┏━━

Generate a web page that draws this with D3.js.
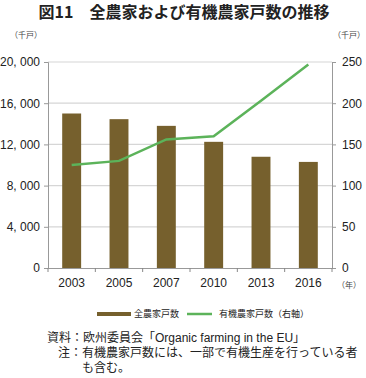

┗━━
┏━━

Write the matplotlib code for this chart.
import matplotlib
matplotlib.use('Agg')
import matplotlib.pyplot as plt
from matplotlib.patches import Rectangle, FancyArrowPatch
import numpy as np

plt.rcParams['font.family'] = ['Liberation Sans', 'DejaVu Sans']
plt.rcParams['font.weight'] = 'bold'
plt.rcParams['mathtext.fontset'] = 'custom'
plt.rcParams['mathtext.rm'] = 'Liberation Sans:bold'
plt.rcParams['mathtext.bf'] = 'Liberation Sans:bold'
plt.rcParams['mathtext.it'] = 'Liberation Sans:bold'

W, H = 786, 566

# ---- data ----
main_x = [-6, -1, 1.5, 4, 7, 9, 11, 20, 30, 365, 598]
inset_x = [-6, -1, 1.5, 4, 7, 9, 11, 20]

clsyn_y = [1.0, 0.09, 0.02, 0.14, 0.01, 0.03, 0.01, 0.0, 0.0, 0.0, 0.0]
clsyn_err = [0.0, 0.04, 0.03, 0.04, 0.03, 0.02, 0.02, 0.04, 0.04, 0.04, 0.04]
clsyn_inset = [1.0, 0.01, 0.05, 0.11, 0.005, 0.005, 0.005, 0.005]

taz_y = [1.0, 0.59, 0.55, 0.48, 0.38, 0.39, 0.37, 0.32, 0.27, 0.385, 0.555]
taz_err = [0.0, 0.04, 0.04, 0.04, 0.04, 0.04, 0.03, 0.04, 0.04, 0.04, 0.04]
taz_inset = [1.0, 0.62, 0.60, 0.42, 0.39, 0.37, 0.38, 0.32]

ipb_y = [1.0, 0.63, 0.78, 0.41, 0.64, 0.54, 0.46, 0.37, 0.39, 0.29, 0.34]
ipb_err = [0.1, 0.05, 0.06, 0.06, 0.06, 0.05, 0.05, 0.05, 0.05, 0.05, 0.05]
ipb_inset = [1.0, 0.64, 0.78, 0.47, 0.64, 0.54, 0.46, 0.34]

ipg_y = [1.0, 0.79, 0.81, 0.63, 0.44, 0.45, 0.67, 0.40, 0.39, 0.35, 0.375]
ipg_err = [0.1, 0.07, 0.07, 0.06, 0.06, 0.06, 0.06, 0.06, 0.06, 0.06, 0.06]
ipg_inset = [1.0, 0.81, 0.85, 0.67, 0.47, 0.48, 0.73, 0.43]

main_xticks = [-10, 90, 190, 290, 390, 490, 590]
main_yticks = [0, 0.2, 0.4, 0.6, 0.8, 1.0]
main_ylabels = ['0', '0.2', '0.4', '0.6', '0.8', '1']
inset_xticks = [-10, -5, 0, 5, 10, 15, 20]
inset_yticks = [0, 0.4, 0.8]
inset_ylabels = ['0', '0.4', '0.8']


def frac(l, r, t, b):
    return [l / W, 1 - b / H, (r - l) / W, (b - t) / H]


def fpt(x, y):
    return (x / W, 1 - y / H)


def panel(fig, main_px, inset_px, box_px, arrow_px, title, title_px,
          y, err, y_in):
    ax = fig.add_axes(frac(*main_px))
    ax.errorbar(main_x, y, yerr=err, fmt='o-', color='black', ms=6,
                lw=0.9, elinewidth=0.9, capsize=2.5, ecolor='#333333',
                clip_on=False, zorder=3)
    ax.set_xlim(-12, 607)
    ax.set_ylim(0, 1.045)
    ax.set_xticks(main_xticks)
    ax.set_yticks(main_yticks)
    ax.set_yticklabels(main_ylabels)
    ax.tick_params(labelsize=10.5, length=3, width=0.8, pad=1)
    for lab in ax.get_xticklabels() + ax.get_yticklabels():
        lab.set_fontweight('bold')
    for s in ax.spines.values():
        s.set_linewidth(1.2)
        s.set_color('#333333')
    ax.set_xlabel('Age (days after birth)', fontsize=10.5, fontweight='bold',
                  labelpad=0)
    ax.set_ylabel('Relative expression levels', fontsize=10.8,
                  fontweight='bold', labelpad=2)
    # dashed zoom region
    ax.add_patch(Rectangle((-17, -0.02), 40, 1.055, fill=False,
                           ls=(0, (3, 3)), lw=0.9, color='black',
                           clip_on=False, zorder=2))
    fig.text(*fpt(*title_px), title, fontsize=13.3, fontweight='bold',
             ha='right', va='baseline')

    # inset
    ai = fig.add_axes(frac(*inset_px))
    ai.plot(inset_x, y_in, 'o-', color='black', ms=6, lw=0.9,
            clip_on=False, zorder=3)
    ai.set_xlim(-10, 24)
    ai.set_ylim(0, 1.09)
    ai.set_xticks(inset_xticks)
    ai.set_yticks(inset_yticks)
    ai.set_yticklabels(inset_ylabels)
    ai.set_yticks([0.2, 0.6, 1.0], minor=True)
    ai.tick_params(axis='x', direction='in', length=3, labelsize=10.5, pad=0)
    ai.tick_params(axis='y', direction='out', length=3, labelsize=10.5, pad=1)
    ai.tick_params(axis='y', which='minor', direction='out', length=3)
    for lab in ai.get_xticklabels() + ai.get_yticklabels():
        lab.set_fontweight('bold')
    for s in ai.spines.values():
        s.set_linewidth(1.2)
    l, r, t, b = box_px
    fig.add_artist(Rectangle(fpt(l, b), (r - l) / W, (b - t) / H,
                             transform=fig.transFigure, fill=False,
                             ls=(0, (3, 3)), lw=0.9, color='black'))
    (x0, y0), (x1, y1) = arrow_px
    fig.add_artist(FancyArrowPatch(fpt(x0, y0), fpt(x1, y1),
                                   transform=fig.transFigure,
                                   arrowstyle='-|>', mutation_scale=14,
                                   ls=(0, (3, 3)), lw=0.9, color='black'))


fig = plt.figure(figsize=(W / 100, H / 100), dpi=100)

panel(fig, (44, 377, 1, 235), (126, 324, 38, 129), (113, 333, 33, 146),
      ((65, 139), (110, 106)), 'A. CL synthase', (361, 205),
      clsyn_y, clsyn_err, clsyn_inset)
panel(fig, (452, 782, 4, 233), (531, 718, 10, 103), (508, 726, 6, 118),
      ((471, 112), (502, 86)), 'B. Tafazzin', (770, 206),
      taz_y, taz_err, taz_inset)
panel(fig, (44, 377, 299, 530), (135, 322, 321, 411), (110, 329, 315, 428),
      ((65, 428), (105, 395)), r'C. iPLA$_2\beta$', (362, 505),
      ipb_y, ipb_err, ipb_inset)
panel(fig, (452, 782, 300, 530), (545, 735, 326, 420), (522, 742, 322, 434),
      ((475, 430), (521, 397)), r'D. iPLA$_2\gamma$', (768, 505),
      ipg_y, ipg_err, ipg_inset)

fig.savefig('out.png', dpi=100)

┗━━

→ **What you are asked to do**: Repeat exactly the lines from the one containing "Write the matplotlib code for this chart." to the one containing "import numpy as np", both lines included, and nothing else.

→ **Completed exercise**:
Write the matplotlib code for this chart.
import matplotlib
matplotlib.use('Agg')
import matplotlib.pyplot as plt
from matplotlib.patches import Rectangle, FancyArrowPatch
import numpy as np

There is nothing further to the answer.